The pacy full-back admits his form has been patchy at times this season, however.

'My form has been a bit up and down to be truthful. I couldn't tell you why,' Walker said.

'I had a good season last season so to keep that standard is very high.

'I will try and keep doing what I did last season and hopefully everything will fall in to place.

'I am prepared to work after training…that will make me a better player.'

One player whose form has not been questioned this season is Walker's team-mate Jermain Defoe.

Defoe struggled to make Harry Redknapp's first team last season, but he has looked sharp since Andre Villas-Boas' arrival, scoring eight goals for club and country so far this year.

The 30-year-old will no doubt be looking to add to that tally tomorrow when Tottenham welcome Wigan to White Hart Lane in the Barclays Premier League.

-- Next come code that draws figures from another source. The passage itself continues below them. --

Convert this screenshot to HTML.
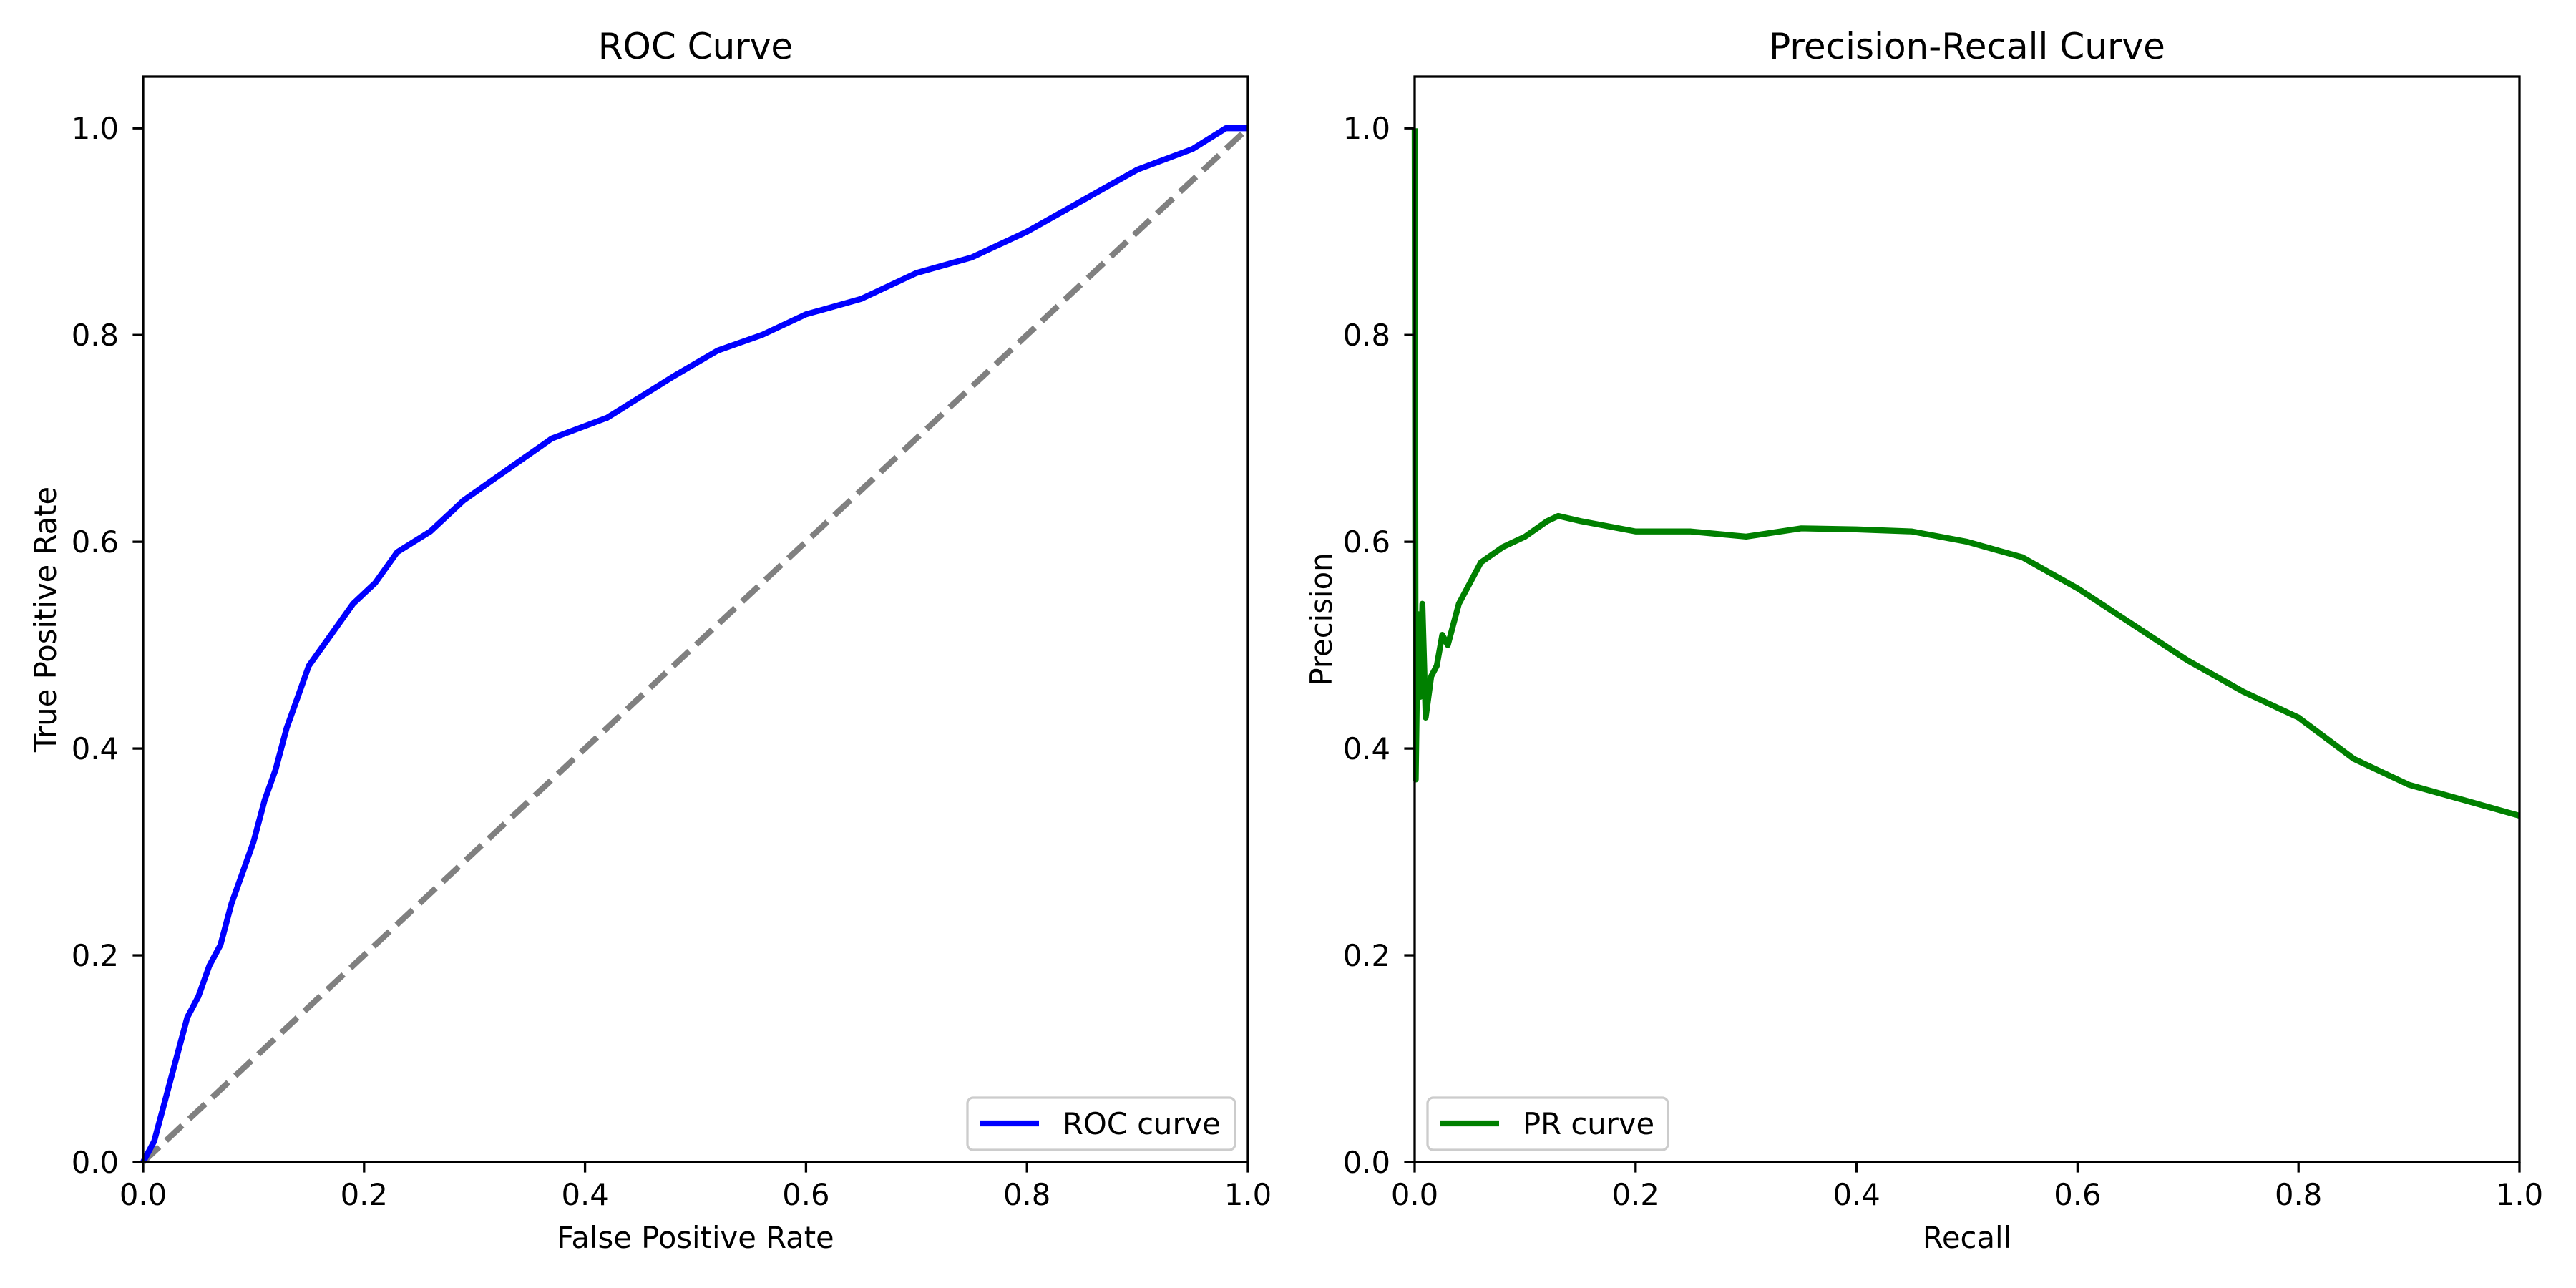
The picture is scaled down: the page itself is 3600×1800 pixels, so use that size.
<!DOCTYPE html>
<html><head><meta charset="utf-8"><style>
html,body{margin:0;padding:0;background:#fff}
svg{display:block;font-family:"DejaVu Sans","Liberation Sans",sans-serif}
</style></head><body>
<svg id="fig" xmlns="http://www.w3.org/2000/svg" width="3600" height="1800" viewBox="0 0 3600 1800">
<rect width="3600" height="1800" fill="#fff"/>
</svg>
<script>
const rocFpr=[0,0.01,0.02,0.03,0.04,0.05,0.06,0.07,0.08,0.09,0.10,0.11,0.12,0.13,0.14,0.15,0.17,0.19,0.21,0.23,0.26,0.29,0.33,0.37,0.42,0.45,0.48,0.52,0.56,0.60,0.65,0.70,0.75,0.80,0.85,0.90,0.95,0.98,1.0];
const rocTpr=[0,0.02,0.06,0.10,0.14,0.16,0.19,0.21,0.25,0.28,0.31,0.35,0.38,0.42,0.45,0.48,0.51,0.54,0.56,0.59,0.61,0.64,0.67,0.70,0.72,0.74,0.76,0.785,0.80,0.82,0.835,0.86,0.875,0.90,0.93,0.96,0.98,1.0,1.0];
const prRecall=[0,0.001,0.003,0.005,0.007,0.01,0.015,0.02,0.025,0.03,0.04,0.05,0.06,0.08,0.10,0.12,0.13,0.15,0.20,0.25,0.30,0.35,0.40,0.45,0.50,0.55,0.60,0.65,0.70,0.75,0.80,0.85,0.90,0.95,1.0];
const prPrecision=[1.0,0.37,0.53,0.45,0.54,0.43,0.47,0.48,0.51,0.50,0.54,0.56,0.58,0.595,0.605,0.62,0.625,0.62,0.61,0.61,0.605,0.613,0.612,0.61,0.60,0.585,0.555,0.52,0.485,0.455,0.43,0.39,0.365,0.35,0.335];
const xTicks=[0,0.2,0.4,0.6,0.8,1.0];
const yTicks=[0,0.2,0.4,0.6,0.8,1.0];
const tickLabels=["0.0","0.2","0.4","0.6","0.8","1.0"];

const NS="http://www.w3.org/2000/svg";
const fig=document.getElementById('fig');
function mk(tag,attrs,parent,text){const e=document.createElementNS(NS,tag);for(const k in attrs)e.setAttribute(k,attrs[k]);if(text!==undefined)e.textContent=text;(parent||fig).appendChild(e);return e;}

function axes(cfg){
  const L=cfg.left,R=L+1544,T=107,B=1624;
  const sx=v=>L+(R-L)*v;
  const sy=v=>B-(B-T)*v/1.05;
  const g=mk('g',{});
  
  
  if(cfg.diag){
    const d=mk('line',{x1:sx(0),y1:sy(0),x2:sx(1),y2:sy(1),stroke:'#808080','stroke-width':8.3,'stroke-dasharray':'30.8 13.3'},g);
    
    
  }
  const pts=cfg.xs.map((x,i)=>sx(x).toFixed(1)+','+sy(cfg.ys[i]).toFixed(1)).join(' ');
  const pl=mk('polyline',{points:pts,fill:'none',stroke:cfg.color,'stroke-width':8.3,'stroke-linejoin':'round'},g);
  
  
  const fr=mk('rect',{x:L,y:T,width:R-L,height:B-T,fill:'none',stroke:'#000','stroke-width':3.3},g);
  
  
  xTicks.forEach((v,i)=>{
    mk('line',{x1:sx(v),y1:B,x2:sx(v),y2:B+14.6,stroke:'#000','stroke-width':3.3},g);
    const t=mk('text',{x:sx(v),y:1684,'font-size':41.7,'text-anchor':'middle'},g,tickLabels[i]);
    
    
  });
  yTicks.forEach((v,i)=>{
    mk('line',{x1:L,y1:sy(v),x2:L-14.6,y2:sy(v),stroke:'#000','stroke-width':3.3},g);
    const t=mk('text',{x:L-34,y:sy(v)+15,'font-size':41.7,'text-anchor':'end'},g,tickLabels[i]);
    
    
  });
  const ti=mk('text',{x:(L+R)/2,y:82,'font-size':50,'text-anchor':'middle'},g,cfg.title);
  
  
  const xl=mk('text',{x:(L+R)/2,y:1744,'font-size':41.7,'text-anchor':'middle'},g,cfg.xlabel);
  
  
  const yx=cfg.ylabelX,yc=(T+B)/2;
  const yl=mk('text',{x:yx,y:yc,'font-size':41.7,'text-anchor':'middle',transform:`rotate(-90 ${yx} ${yc})`},g,cfg.ylabel);
  
  
  const lg=mk('g',{},g);
  
  
  mk('rect',{x:cfg.legX,y:1534,width:cfg.legW,height:73,rx:8,fill:'#fff','fill-opacity':0.8,stroke:'#cccccc','stroke-width':3.3},lg);
  mk('line',{x1:cfg.legX+17,y1:1570,x2:cfg.legX+100,y2:1570,stroke:cfg.color,'stroke-width':8.3},lg);
  const lt=mk('text',{x:cfg.legX+133,y:1585,'font-size':41.7},lg,cfg.legText);
  
  
}
axes({name:'roc-chart',left:200,xs:rocFpr,ys:rocTpr,color:'#0000ff',seriesName:'roc-curve-line',diag:true,title:'ROC Curve',xlabel:'False Positive Rate',ylabel:'True Positive Rate',ylabelX:78,legX:1352,legW:374,legText:'ROC curve'});
axes({name:'pr-chart',left:1977,xs:prRecall,ys:prPrecision,color:'#008000',seriesName:'pr-curve-line',diag:false,title:'Precision-Recall Curve',xlabel:'Recall',ylabel:'Precision',ylabelX:1861,legX:1995,legW:336,legText:'PR curve'});
</script>
</body></html>
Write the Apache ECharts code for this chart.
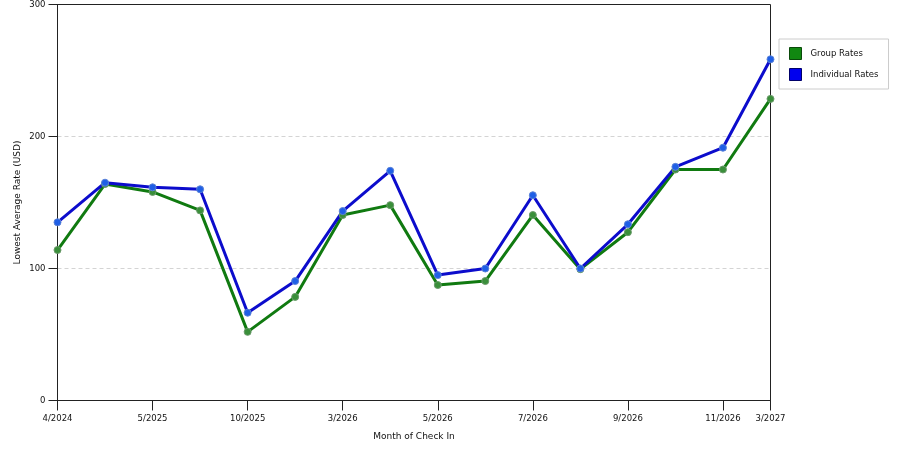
<!DOCTYPE html>
<html>
<head>
<meta charset="utf-8">
<script src="https://cdn.jsdelivr.net/npm/echarts@6/dist/echarts.min.js"></script>
<style>
  html, body { margin: 0; padding: 0; background: #fff; }
  #chart { width: 900px; height: 450px; }
</style>
</head>
<body>
<div id="chart"></div>
<script>
var months = ['4/2024', '3/2025', '5/2025', '7/2025', '10/2025', '12/2025', '3/2026', '4/2026',
              '5/2026', '6/2026', '7/2026', '8/2026', '9/2026', '10/2026', '11/2026', '3/2027'];
var groupRates = [114, 164, 158, 144, 52, 78.5, 140.5, 148, 87.5, 90.5, 140.5, 99.5, 127.5, 175, 175, 228.5];
var individualRates = [135, 165, 161.5, 160, 66.5, 90.5, 143.5, 174, 95, 100, 155.5, 100, 133.5, 177, 191.5, 258.5];
var yTicks = [0, 100, 200, 300];

var font = 'DejaVu Sans';
var textColor = '#111';

// labels only on every other month plus the last one
function showLabel(i) {
  return i % 2 === 0 || i === months.length - 1;
}

var chart = echarts.init(document.getElementById('chart'), null, { renderer: 'canvas' });

var option = {
  animation: false,
  backgroundColor: '#fff',
  grid: {
    left: 57.5, right: 129.5, top: 4.5, bottom: 49.5,
    show: true, borderColor: '#222', borderWidth: 1
  },
  legend: {
    orient: 'vertical',
    left: 779, top: 39,
    padding: [8, 10, 8, 10],
    itemGap: 8,
    itemWidth: 12, itemHeight: 12,
    icon: 'rect',
    backgroundColor: '#fff',
    borderColor: '#ccc', borderWidth: 1,
    textStyle: { fontFamily: font, fontSize: 8.5, color: textColor, padding: [0, 0, 0, 4] },
    data: [
      { name: 'Group Rates', itemStyle: { color: '#118811', borderColor: '#0a4a0a', borderWidth: 1 } },
      { name: 'Individual Rates', itemStyle: { color: '#0000ee', borderColor: '#00006a', borderWidth: 1 } }
    ]
  },
  xAxis: {
    type: 'category',
    data: months,
    boundaryGap: false,
    name: 'Month of Check In',
    nameLocation: 'middle',
    nameGap: 32,
    nameTextStyle: { fontFamily: font, fontSize: 9, color: textColor },
    axisLine: { lineStyle: { color: '#222', width: 1 } },
    axisTick: { length: 10, interval: function (i) { return showLabel(i); }, lineStyle: { color: '#222' } },
    axisLabel: {
      interval: function (i) { return showLabel(i); },
      margin: 14,
      fontFamily: font, fontSize: 8.5, color: textColor
    },
    splitLine: { show: false }
  },
  yAxis: {
    type: 'value',
    min: yTicks[0], max: yTicks[yTicks.length - 1], interval: 100,
    name: 'Lowest Average Rate (USD)',
    nameLocation: 'middle',
    nameGap: 35,
    nameMoveOverlap: false,
    nameTextStyle: { fontFamily: font, fontSize: 9, color: textColor },
    axisLine: { show: true, lineStyle: { color: '#222', width: 1 } },
    axisTick: { show: true, length: 9, lineStyle: { color: '#222' } },
    axisLabel: { margin: 12, fontFamily: font, fontSize: 8.5, color: textColor },
    splitLine: { show: true, showMaxLine: false, showMinLine: false, lineStyle: { color: '#d4d4d4', type: [4, 3] } }
  },
  series: [
    {
      name: 'Group Rates',
      type: 'line',
      data: groupRates,
      symbol: 'circle',
      symbolSize: 7,
      lineStyle: { color: '#107a10', width: 3 },
      itemStyle: { color: '#3a8f3a', borderColor: '#6a9a6a', borderWidth: 1 }
    },
    {
      name: 'Individual Rates',
      type: 'line',
      data: individualRates,
      symbol: 'circle',
      symbolSize: 7,
      lineStyle: { color: '#0c0ccc', width: 3 },
      itemStyle: { color: '#1f5fe6', borderColor: '#5a82d8', borderWidth: 1 }
    }
  ]
};

chart.setOption(option);
</script>
</body>
</html>
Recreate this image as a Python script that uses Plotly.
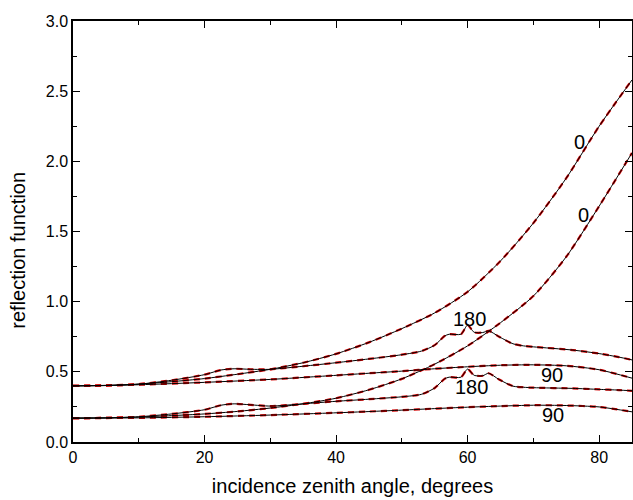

Walker thinks Defoe is in just as good form now as he was three years ago when he put five past Wigan in Tottenham's stunning 9-1 win at White Hart Lane.

'I don't think he has ever dropped that form (since the 9-1 win),” Walker added.

'He is one of the first in the gym and he does his finishing after training as well so he is getting the rewards he didn't get last season.

'He is someone young strikers look up to and will learn a lot off, not just in terms of his goalscoring, but his attitude as well.